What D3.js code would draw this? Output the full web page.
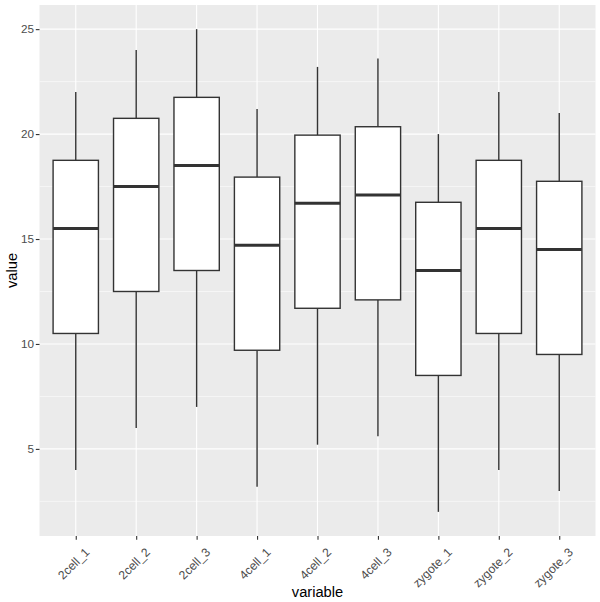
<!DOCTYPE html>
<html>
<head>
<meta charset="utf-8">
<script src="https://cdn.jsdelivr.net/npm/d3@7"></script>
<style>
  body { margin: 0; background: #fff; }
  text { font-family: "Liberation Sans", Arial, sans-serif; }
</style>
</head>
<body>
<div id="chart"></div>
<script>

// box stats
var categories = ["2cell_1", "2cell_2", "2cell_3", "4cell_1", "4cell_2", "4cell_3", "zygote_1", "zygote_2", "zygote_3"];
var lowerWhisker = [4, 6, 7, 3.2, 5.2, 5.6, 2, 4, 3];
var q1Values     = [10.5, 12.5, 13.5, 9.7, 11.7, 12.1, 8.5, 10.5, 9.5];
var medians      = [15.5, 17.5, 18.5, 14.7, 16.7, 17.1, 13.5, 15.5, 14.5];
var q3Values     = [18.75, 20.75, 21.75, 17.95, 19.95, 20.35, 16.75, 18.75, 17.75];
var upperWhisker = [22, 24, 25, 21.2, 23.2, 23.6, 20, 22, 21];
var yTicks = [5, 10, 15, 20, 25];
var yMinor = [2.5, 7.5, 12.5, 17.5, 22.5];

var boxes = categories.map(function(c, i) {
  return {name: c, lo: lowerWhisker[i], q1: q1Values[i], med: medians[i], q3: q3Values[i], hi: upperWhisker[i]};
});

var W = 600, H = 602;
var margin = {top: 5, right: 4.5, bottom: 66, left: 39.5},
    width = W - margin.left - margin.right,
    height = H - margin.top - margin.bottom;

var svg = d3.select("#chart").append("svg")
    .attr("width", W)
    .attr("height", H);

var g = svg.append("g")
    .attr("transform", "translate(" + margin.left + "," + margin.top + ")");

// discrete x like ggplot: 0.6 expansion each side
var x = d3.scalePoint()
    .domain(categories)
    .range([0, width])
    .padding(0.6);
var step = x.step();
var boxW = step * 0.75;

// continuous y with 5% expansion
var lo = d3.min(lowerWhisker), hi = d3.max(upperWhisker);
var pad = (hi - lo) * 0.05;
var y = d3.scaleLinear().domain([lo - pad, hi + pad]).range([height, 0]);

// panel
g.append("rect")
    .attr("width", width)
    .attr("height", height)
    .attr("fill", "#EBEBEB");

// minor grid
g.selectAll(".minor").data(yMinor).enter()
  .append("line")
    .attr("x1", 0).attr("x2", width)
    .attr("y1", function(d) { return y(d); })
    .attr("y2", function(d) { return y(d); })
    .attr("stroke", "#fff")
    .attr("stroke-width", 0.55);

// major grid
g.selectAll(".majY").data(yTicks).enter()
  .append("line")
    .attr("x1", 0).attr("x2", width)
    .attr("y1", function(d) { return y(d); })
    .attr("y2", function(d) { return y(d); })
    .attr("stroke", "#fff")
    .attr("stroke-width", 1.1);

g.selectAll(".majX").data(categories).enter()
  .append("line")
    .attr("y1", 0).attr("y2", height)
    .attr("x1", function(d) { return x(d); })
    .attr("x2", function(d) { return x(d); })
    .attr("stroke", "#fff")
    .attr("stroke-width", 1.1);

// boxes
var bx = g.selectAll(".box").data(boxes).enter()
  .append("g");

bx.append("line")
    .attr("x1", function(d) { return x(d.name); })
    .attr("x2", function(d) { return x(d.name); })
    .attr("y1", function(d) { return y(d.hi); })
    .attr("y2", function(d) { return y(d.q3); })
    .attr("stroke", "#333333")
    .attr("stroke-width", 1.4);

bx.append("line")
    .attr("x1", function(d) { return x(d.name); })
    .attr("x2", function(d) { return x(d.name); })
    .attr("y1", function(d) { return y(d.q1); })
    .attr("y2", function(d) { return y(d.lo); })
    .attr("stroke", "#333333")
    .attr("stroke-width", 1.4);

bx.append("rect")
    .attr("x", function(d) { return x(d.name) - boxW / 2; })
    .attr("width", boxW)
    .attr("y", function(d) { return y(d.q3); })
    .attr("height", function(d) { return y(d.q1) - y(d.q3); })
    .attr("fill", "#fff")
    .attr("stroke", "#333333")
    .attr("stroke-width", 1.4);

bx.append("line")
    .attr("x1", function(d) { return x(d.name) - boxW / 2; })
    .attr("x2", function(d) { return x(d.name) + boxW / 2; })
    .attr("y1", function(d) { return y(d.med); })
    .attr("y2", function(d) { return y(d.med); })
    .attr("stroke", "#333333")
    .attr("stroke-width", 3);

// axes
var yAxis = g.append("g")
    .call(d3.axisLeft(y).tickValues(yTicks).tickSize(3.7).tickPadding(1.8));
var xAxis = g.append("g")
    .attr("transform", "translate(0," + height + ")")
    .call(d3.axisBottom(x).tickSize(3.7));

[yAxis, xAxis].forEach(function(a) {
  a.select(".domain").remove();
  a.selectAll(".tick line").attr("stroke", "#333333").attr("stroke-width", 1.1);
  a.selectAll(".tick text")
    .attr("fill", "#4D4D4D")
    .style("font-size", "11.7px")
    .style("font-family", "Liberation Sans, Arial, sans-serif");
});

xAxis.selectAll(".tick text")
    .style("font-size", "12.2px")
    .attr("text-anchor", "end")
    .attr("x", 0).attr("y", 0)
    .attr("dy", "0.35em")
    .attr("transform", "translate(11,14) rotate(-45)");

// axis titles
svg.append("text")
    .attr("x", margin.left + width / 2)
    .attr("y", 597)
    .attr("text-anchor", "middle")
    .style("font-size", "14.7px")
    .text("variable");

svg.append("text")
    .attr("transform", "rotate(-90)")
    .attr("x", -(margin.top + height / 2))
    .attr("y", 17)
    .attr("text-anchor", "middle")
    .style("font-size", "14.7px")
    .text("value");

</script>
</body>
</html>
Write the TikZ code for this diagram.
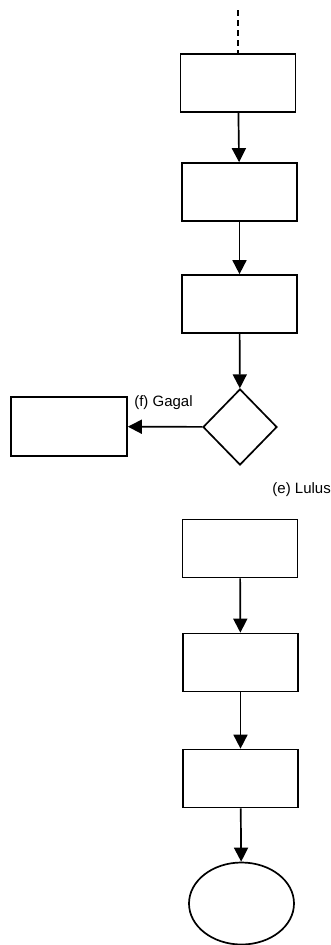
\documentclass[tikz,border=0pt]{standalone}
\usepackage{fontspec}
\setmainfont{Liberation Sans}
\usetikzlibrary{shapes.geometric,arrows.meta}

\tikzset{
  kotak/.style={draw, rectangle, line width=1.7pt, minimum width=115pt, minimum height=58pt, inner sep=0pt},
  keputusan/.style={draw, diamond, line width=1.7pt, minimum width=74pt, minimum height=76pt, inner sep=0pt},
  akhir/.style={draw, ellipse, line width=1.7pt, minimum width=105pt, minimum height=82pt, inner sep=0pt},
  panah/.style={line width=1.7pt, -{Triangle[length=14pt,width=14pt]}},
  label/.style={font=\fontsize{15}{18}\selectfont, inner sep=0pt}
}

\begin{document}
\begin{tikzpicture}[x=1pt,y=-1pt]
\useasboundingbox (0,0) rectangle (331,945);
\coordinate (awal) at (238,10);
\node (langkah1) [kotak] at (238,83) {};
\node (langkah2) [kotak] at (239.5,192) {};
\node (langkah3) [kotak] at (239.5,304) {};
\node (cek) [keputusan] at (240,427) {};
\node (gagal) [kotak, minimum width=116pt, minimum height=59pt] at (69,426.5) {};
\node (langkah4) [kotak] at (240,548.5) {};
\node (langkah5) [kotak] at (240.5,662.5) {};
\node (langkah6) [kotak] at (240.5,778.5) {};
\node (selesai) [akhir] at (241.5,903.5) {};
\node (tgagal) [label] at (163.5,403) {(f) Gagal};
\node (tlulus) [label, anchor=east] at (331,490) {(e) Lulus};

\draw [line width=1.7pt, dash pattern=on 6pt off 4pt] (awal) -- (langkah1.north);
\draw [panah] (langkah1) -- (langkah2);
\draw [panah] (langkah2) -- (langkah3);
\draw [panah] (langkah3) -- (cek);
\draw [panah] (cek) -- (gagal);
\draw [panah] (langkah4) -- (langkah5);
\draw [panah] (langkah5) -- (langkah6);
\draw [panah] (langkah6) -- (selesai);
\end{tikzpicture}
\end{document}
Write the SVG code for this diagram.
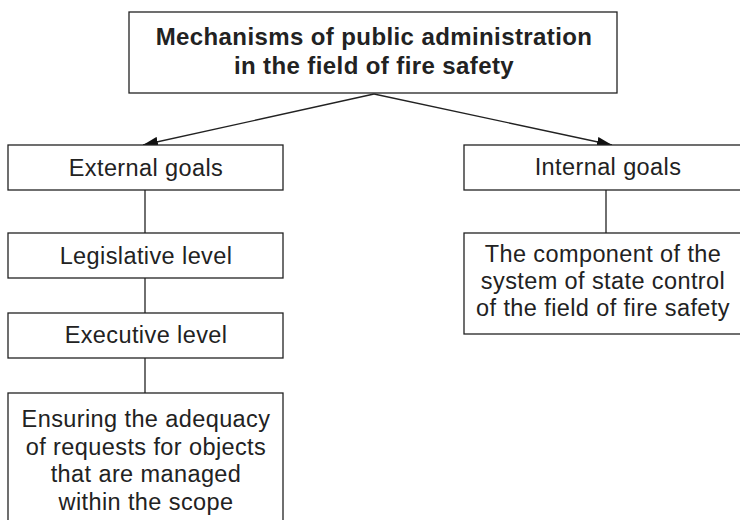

§

§ **Instructions for the task**
Quote every line of the records above exactly; no picture is to be copied.

§ **Full solution**
What D3.js code would draw this? Output the full web page.
<!DOCTYPE html>
<html>
<head>
<meta charset="utf-8">
<script src="https://cdn.jsdelivr.net/npm/d3@7"></script>
<style>
  body { margin: 0; background: #fff; }
  text { font-family: "Liberation Sans", Arial, sans-serif; }
</style>
</head>
<body>
<div id="chart"></div>
<script>

// box stats
var categories = ["2cell_1", "2cell_2", "2cell_3", "4cell_1", "4cell_2", "4cell_3", "zygote_1", "zygote_2", "zygote_3"];
var lowerWhisker = [4, 6, 7, 3.2, 5.2, 5.6, 2, 4, 3];
var q1Values     = [10.5, 12.5, 13.5, 9.7, 11.7, 12.1, 8.5, 10.5, 9.5];
var medians      = [15.5, 17.5, 18.5, 14.7, 16.7, 17.1, 13.5, 15.5, 14.5];
var q3Values     = [18.75, 20.75, 21.75, 17.95, 19.95, 20.35, 16.75, 18.75, 17.75];
var upperWhisker = [22, 24, 25, 21.2, 23.2, 23.6, 20, 22, 21];
var yTicks = [5, 10, 15, 20, 25];
var yMinor = [2.5, 7.5, 12.5, 17.5, 22.5];

var boxes = categories.map(function(c, i) {
  return {name: c, lo: lowerWhisker[i], q1: q1Values[i], med: medians[i], q3: q3Values[i], hi: upperWhisker[i]};
});

var W = 600, H = 602;
var margin = {top: 5, right: 4.5, bottom: 66, left: 39.5},
    width = W - margin.left - margin.right,
    height = H - margin.top - margin.bottom;

var svg = d3.select("#chart").append("svg")
    .attr("width", W)
    .attr("height", H);

var g = svg.append("g")
    .attr("transform", "translate(" + margin.left + "," + margin.top + ")");

// discrete x like ggplot: 0.6 expansion each side
var x = d3.scalePoint()
    .domain(categories)
    .range([0, width])
    .padding(0.6);
var step = x.step();
var boxW = step * 0.75;

// continuous y with 5% expansion
var lo = d3.min(lowerWhisker), hi = d3.max(upperWhisker);
var pad = (hi - lo) * 0.05;
var y = d3.scaleLinear().domain([lo - pad, hi + pad]).range([height, 0]);

// panel
g.append("rect")
    .attr("width", width)
    .attr("height", height)
    .attr("fill", "#EBEBEB");

// minor grid
g.selectAll(".minor").data(yMinor).enter()
  .append("line")
    .attr("x1", 0).attr("x2", width)
    .attr("y1", function(d) { return y(d); })
    .attr("y2", function(d) { return y(d); })
    .attr("stroke", "#fff")
    .attr("stroke-width", 0.55);

// major grid
g.selectAll(".majY").data(yTicks).enter()
  .append("line")
    .attr("x1", 0).attr("x2", width)
    .attr("y1", function(d) { return y(d); })
    .attr("y2", function(d) { return y(d); })
    .attr("stroke", "#fff")
    .attr("stroke-width", 1.1);

g.selectAll(".majX").data(categories).enter()
  .append("line")
    .attr("y1", 0).attr("y2", height)
    .attr("x1", function(d) { return x(d); })
    .attr("x2", function(d) { return x(d); })
    .attr("stroke", "#fff")
    .attr("stroke-width", 1.1);

// boxes
var bx = g.selectAll(".box").data(boxes).enter()
  .append("g");

bx.append("line")
    .attr("x1", function(d) { return x(d.name); })
    .attr("x2", function(d) { return x(d.name); })
    .attr("y1", function(d) { return y(d.hi); })
    .attr("y2", function(d) { return y(d.q3); })
    .attr("stroke", "#333333")
    .attr("stroke-width", 1.4);

bx.append("line")
    .attr("x1", function(d) { return x(d.name); })
    .attr("x2", function(d) { return x(d.name); })
    .attr("y1", function(d) { return y(d.q1); })
    .attr("y2", function(d) { return y(d.lo); })
    .attr("stroke", "#333333")
    .attr("stroke-width", 1.4);

bx.append("rect")
    .attr("x", function(d) { return x(d.name) - boxW / 2; })
    .attr("width", boxW)
    .attr("y", function(d) { return y(d.q3); })
    .attr("height", function(d) { return y(d.q1) - y(d.q3); })
    .attr("fill", "#fff")
    .attr("stroke", "#333333")
    .attr("stroke-width", 1.4);

bx.append("line")
    .attr("x1", function(d) { return x(d.name) - boxW / 2; })
    .attr("x2", function(d) { return x(d.name) + boxW / 2; })
    .attr("y1", function(d) { return y(d.med); })
    .attr("y2", function(d) { return y(d.med); })
    .attr("stroke", "#333333")
    .attr("stroke-width", 3);

// axes
var yAxis = g.append("g")
    .call(d3.axisLeft(y).tickValues(yTicks).tickSize(3.7).tickPadding(1.8));
var xAxis = g.append("g")
    .attr("transform", "translate(0," + height + ")")
    .call(d3.axisBottom(x).tickSize(3.7));

[yAxis, xAxis].forEach(function(a) {
  a.select(".domain").remove();
  a.selectAll(".tick line").attr("stroke", "#333333").attr("stroke-width", 1.1);
  a.selectAll(".tick text")
    .attr("fill", "#4D4D4D")
    .style("font-size", "11.7px")
    .style("font-family", "Liberation Sans, Arial, sans-serif");
});

xAxis.selectAll(".tick text")
    .style("font-size", "12.2px")
    .attr("text-anchor", "end")
    .attr("x", 0).attr("y", 0)
    .attr("dy", "0.35em")
    .attr("transform", "translate(11,14) rotate(-45)");

// axis titles
svg.append("text")
    .attr("x", margin.left + width / 2)
    .attr("y", 597)
    .attr("text-anchor", "middle")
    .style("font-size", "14.7px")
    .text("variable");

svg.append("text")
    .attr("transform", "rotate(-90)")
    .attr("x", -(margin.top + height / 2))
    .attr("y", 17)
    .attr("text-anchor", "middle")
    .style("font-size", "14.7px")
    .text("value");

</script>
</body>
</html>
Write the TikZ code for this diagram.
\documentclass[tikz,border=0pt]{standalone}
\usepackage{fontspec}
\setmainfont{Liberation Sans}
\usetikzlibrary{shapes.geometric,arrows.meta}

\tikzset{
  kotak/.style={draw, rectangle, line width=1.7pt, minimum width=115pt, minimum height=58pt, inner sep=0pt},
  keputusan/.style={draw, diamond, line width=1.7pt, minimum width=74pt, minimum height=76pt, inner sep=0pt},
  akhir/.style={draw, ellipse, line width=1.7pt, minimum width=105pt, minimum height=82pt, inner sep=0pt},
  panah/.style={line width=1.7pt, -{Triangle[length=14pt,width=14pt]}},
  label/.style={font=\fontsize{15}{18}\selectfont, inner sep=0pt}
}

\begin{document}
\begin{tikzpicture}[x=1pt,y=-1pt]
\useasboundingbox (0,0) rectangle (331,945);
\coordinate (awal) at (238,10);
\node (langkah1) [kotak] at (238,83) {};
\node (langkah2) [kotak] at (239.5,192) {};
\node (langkah3) [kotak] at (239.5,304) {};
\node (cek) [keputusan] at (240,427) {};
\node (gagal) [kotak, minimum width=116pt, minimum height=59pt] at (69,426.5) {};
\node (langkah4) [kotak] at (240,548.5) {};
\node (langkah5) [kotak] at (240.5,662.5) {};
\node (langkah6) [kotak] at (240.5,778.5) {};
\node (selesai) [akhir] at (241.5,903.5) {};
\node (tgagal) [label] at (163.5,403) {(f) Gagal};
\node (tlulus) [label, anchor=east] at (331,490) {(e) Lulus};

\draw [line width=1.7pt, dash pattern=on 6pt off 4pt] (awal) -- (langkah1.north);
\draw [panah] (langkah1) -- (langkah2);
\draw [panah] (langkah2) -- (langkah3);
\draw [panah] (langkah3) -- (cek);
\draw [panah] (cek) -- (gagal);
\draw [panah] (langkah4) -- (langkah5);
\draw [panah] (langkah5) -- (langkah6);
\draw [panah] (langkah6) -- (selesai);
\end{tikzpicture}
\end{document}
Write the SVG code for this diagram.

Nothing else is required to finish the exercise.